The Notes have a term of 24 months and do not bear interest during this period. If the notes are not repaid on or before the second anniversary of issuance, however, the Notes will thereafter bear interest of 10% per annum, which will increase by 1% each month the Notes remain unpaid, up to a maximum of 16% per annum, payable monthly.

 

Additionally, as part of the transaction, the Company issued 230,000 warrants to the placement agent. All of the warrants issued in this transaction have an exercise price of $0.65 per share, a term of five years and are exercisable for cash at any time.

 

As a result, the Company recorded an initial debt discount of $695,749, based on the relative fair value of the warrants and notes issued. The Company determined the fair value of the warrants by using the Black-Scholes Option Pricing Model, with the following assumptions: expected term of 2.5 years, stock price of $0.43, exercise price of $0.65, volatility of 80.8%, risk-free rate of 3.13%, and no forfeiture rate. The debt discount will be accreted according to the effective interest method over the contractual term of the note.

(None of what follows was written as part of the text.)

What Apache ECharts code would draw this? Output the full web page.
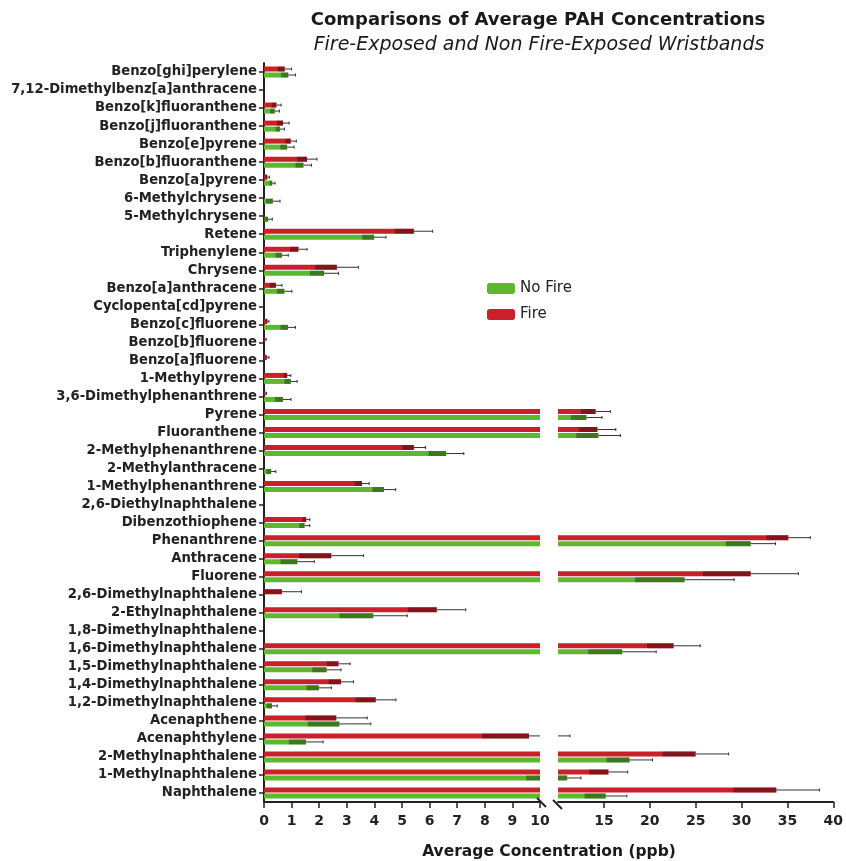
<!DOCTYPE html>
<html>
<head>
<meta charset="utf-8">
<script src="https://cdn.jsdelivr.net/npm/echarts@6/dist/echarts.min.js"></script>
<style>
  html, body { margin: 0; padding: 0; background: #fff; }
  #main { width: 846px; height: 861px; }
</style>
</head>
<body>
<div id="main"></div>
<script>
// compounds, top to bottom as in the figure
const categories = [
  'Benzo[ghi]perylene', '7,12-Dimethylbenz[a]anthracene', 'Benzo[k]fluoranthene',
  'Benzo[j]fluoranthene', 'Benzo[e]pyrene', 'Benzo[b]fluoranthene', 'Benzo[a]pyrene',
  '6-Methylchrysene', '5-Methylchrysene', 'Retene', 'Triphenylene', 'Chrysene',
  'Benzo[a]anthracene', 'Cyclopenta[cd]pyrene', 'Benzo[c]fluorene', 'Benzo[b]fluorene',
  'Benzo[a]fluorene', '1-Methylpyrene', '3,6-Dimethylphenanthrene', 'Pyrene',
  'Fluoranthene', '2-Methylphenanthrene', '2-Methylanthracene', '1-Methylphenanthrene',
  '2,6-Diethylnaphthalene', 'Dibenzothiophene', 'Phenanthrene', 'Anthracene', 'Fluorene',
  '2,6-Dimethylnaphthalene', '2-Ethylnaphthalene', '1,8-Dimethylnaphthalene',
  '1,6-Dimethylnaphthalene', '1,5-Dimethylnaphthalene', '1,4-Dimethylnaphthalene',
  '1,2-Dimethylnaphthalene', 'Acenaphthene', 'Acenaphthylene', '2-Methylnaphthalene',
  '1-Methylnaphthalene', 'Naphthalene'
]

const fireMean = [
  0.75, 0, 0.45, 0.69, 0.97, 1.56, 0.12, 0, 0, 5.43, 1.25, 2.64, 0.43, 0, 0.12, 0.04,
  0.1, 0.84, 0.05, 14.1, 14.3, 5.43, 0, 3.55, 0, 1.53, 35.1, 2.44, 31.0, 0.65, 6.26, 0,
  22.6, 2.7, 2.79, 4.05, 2.62, 9.6, 25.0, 15.5, 33.8
]
const fireErr = [
  0.25, 0, 0.17, 0.22, 0.2, 0.36, 0.08, 0, 0, 0.68, 0.31, 0.78, 0.22, 0, 0.06, 0.04,
  0.08, 0.13, 0.04, 1.6, 2.0, 0.42, 0, 0.26, 0, 0.13, 2.4, 1.17, 5.2, 0.71, 1.05, 0,
  2.9, 0.42, 0.45, 0.73, 1.12, 1.7, 3.6, 2.1, 4.7
]
const noFireMean = [
  0.88, 0, 0.39, 0.58, 0.84, 1.43, 0.3, 0.32, 0.15, 3.99, 0.65, 2.18, 0.74, 0, 0.87, 0,
  0, 0.97, 0.69, 13.1, 14.4, 6.6, 0.26, 4.35, 0, 1.47, 31.0, 1.21, 23.8, 0, 3.96, 0,
  17.0, 2.27, 1.99, 0.29, 2.73, 1.52, 17.8, 11.0, 15.2
]
const noFireErr = [
  0.26, 0, 0.17, 0.16, 0.25, 0.29, 0.1, 0.26, 0.15, 0.43, 0.23, 0.52, 0.27, 0, 0.27, 0,
  0, 0.23, 0.29, 1.7, 2.4, 0.64, 0.17, 0.42, 0, 0.19, 2.7, 0.61, 5.4, 0, 1.23, 0,
  3.7, 0.52, 0.45, 0.19, 1.14, 0.62, 2.5, 1.5, 2.3
]

const leftTicks = [0, 1, 2, 3, 4, 5, 6, 7, 8, 9, 10]
const rightTicks = [15, 20, 25, 30, 35, 40]

const GREEN = '#5db830'
const RED = '#c9202a'
const FONT = 'DejaVu Sans, Verdana, sans-serif'
const BAR_W = 5
const G0 = { left: 264, top: 63, width: 276, height: 739 }
const G1 = { left: 558, top: 63, width: 277, height: 739 }

let myChart = echarts.init(document.getElementById('main'))

// error bar: dark band for the lower half (inside the bar), thin whisker + cap above
function errItem(offset) {
  return function (params, api) {
    const v = api.value(0), cat = api.value(1), e = api.value(2)
    if (!e) return
    const cs = params.coordSys
    const x0 = cs.x, x1 = cs.x + cs.width
    const clamp = x => Math.max(x0, Math.min(x1, x))
    const pm = api.coord([v, cat])
    const plo = api.coord([v - e, cat])
    const phi = api.coord([v + e, cat])
    if (phi[0] <= x0 || plo[0] >= x1) return
    const y = pm[1] + offset
    const lo = clamp(plo[0]), m = clamp(pm[0]), hi = clamp(phi[0])
    const children = []
    if (m > lo) {
      children.push({
        type: 'rect',
        shape: { x: lo, y: y - BAR_W / 2, width: m - lo, height: BAR_W },
        style: { fill: 'rgba(0,0,0,0.35)' }
      })
    }
    if (hi > m) {
      children.push({
        type: 'line',
        shape: { x1: m, y1: y, x2: hi, y2: y },
        style: { stroke: '#333', lineWidth: 1 }
      })
    }
    if (phi[0] <= x1) {
      children.push({
        type: 'line',
        shape: { x1: hi, y1: y - 1.5, x2: hi, y2: y + 1.5 },
        style: { stroke: '#333', lineWidth: 1 }
      })
    }
    return { type: 'group', children: children }
  }
}

const errData = (mean, err) => mean.map((v, i) => [v, i, err[i]])
const over10 = arr => arr.map(v => (v > 10 ? v : null))

const yLabel = {
  fontFamily: FONT, fontWeight: 'bold', fontSize: 13.2, color: '#222', margin: 7
}
const xLabel = {
  fontFamily: FONT, fontWeight: 'bold', fontSize: 14, color: '#222', margin: 12
}
const axisLine = { show: true, lineStyle: { color: '#222', width: 2 } }
const axisTick = { show: true, length: 6, lineStyle: { color: '#222', width: 1.5 } }

const bottomY = G0.top + G0.height
const breakX0 = G0.left + G0.width
const breakX1 = G1.left

myChart.setOption({
  animation: false,
  backgroundColor: '#fff',
  grid: [
    Object.assign({ containLabel: false }, G0),
    Object.assign({ containLabel: false }, G1)
  ],
  legend: {
    orient: 'vertical',
    left: 482,
    top: 276,
    itemWidth: 28,
    itemHeight: 11,
    itemGap: 11,
    textStyle: { fontFamily: FONT, fontSize: 15, color: '#222' },
    data: ['No Fire', 'Fire']
  },
  xAxis: [
    {
      gridIndex: 0, type: 'value', min: 0, max: 10, interval: 1,
      splitLine: { show: false }, axisLine, axisTick,
      axisLabel: Object.assign({ customValues: leftTicks }, xLabel)
    },
    {
      gridIndex: 1, type: 'value', min: 10, max: 40, interval: 5,
      splitLine: { show: false }, axisLine,
      axisTick: Object.assign({ customValues: rightTicks }, axisTick),
      axisLabel: Object.assign({ customValues: rightTicks }, xLabel)
    }
  ],
  yAxis: [
    {
      gridIndex: 0, type: 'category', data: categories, inverse: true,
      axisLine, axisTick: { show: true, length: 5, alignWithLabel: true, lineStyle: { color: '#222', width: 1.5 } },
      axisLabel: Object.assign({ interval: 0 }, yLabel)
    },
    {
      gridIndex: 1, type: 'category', data: categories, inverse: true, show: false
    }
  ],
  series: [
    {
      name: 'Fire', type: 'bar', xAxisIndex: 0, yAxisIndex: 0,
      data: fireMean, barWidth: BAR_W, barGap: '20%', itemStyle: { color: RED }
    },
    {
      name: 'No Fire', type: 'bar', xAxisIndex: 0, yAxisIndex: 0,
      data: noFireMean, barWidth: BAR_W, barGap: '20%', itemStyle: { color: GREEN }
    },
    {
      name: 'Fire', type: 'bar', xAxisIndex: 1, yAxisIndex: 1,
      data: over10(fireMean), barWidth: BAR_W, barGap: '20%', itemStyle: { color: RED }
    },
    {
      name: 'No Fire', type: 'bar', xAxisIndex: 1, yAxisIndex: 1,
      data: over10(noFireMean), barWidth: BAR_W, barGap: '20%', itemStyle: { color: GREEN }
    },
    {
      type: 'custom', xAxisIndex: 0, yAxisIndex: 0, z: 5,
      renderItem: errItem(-3), data: errData(fireMean, fireErr)
    },
    {
      type: 'custom', xAxisIndex: 0, yAxisIndex: 0, z: 5,
      renderItem: errItem(3), data: errData(noFireMean, noFireErr)
    },
    {
      type: 'custom', xAxisIndex: 1, yAxisIndex: 1, z: 5,
      renderItem: errItem(-3), data: errData(fireMean, fireErr)
    },
    {
      type: 'custom', xAxisIndex: 1, yAxisIndex: 1, z: 5,
      renderItem: errItem(3), data: errData(noFireMean, noFireErr)
    }
  ],
  graphic: [
    {
      type: 'text', x: 538, y: 11, z: 10,
      style: {
        text: 'Comparisons of Average PAH Concentrations', textAlign: 'center',
        font: 'bold 18px ' + FONT, fill: '#1a1a1a'
      }
    },
    {
      type: 'text', x: 539, y: 36, z: 10,
      style: {
        text: 'Fire-Exposed and Non Fire-Exposed Wristbands', textAlign: 'center',
        font: 'italic 19px ' + FONT, fill: '#1a1a1a'
      }
    },
    {
      type: 'text', x: 549, y: 844, z: 10,
      style: {
        text: 'Average Concentration (ppb)', textAlign: 'center',
        font: 'bold 15.5px ' + FONT, fill: '#1a1a1a'
      }
    },
    {
      type: 'rect', z: 9,
      shape: { x: breakX0 + 1, y: bottomY - 4, width: breakX1 - breakX0 - 2, height: 8 },
      style: { fill: '#fff' }
    },
    {
      type: 'line', z: 10,
      shape: { x1: breakX0 - 3, y1: bottomY - 4, x2: breakX0 + 6, y2: bottomY + 5 },
      style: { stroke: '#222', lineWidth: 2 }
    },
    {
      type: 'line', z: 10,
      shape: { x1: breakX1 - 5, y1: bottomY - 2, x2: breakX1 + 4, y2: bottomY + 7 },
      style: { stroke: '#222', lineWidth: 2 }
    }
  ]
})
</script>
</body>
</html>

The warrants qualified for equity classification and were reported within Additional Paid-In Capital.

 

The components of notes payable are as follows:

 

  

March 31,

2023

  

December 31,

2022

 

Senior Promissory Notes

 $6,000,000   6,000,000 

Less: unamortized debt discount

  (435,158

)

  (519,686

)

Senior Promissory Notes payable

 $5,564,842  $5,480,314 
         

Current portion of Senior Promissory Notes payable

  -   - 

Senior Promissory Notes payable, less current portion

  5,564,842   5,480,314 

Senior Promissory Notes payable

 $5,564,842  $5,480,314 

 

For the three months ended March 31, 2023 and 2022, the Company recognized interest expense of $0 and $0, respectively, and $84,528 and $0, respectively on the Senior Promissory Notes, related to the amortization of debt issuance costs.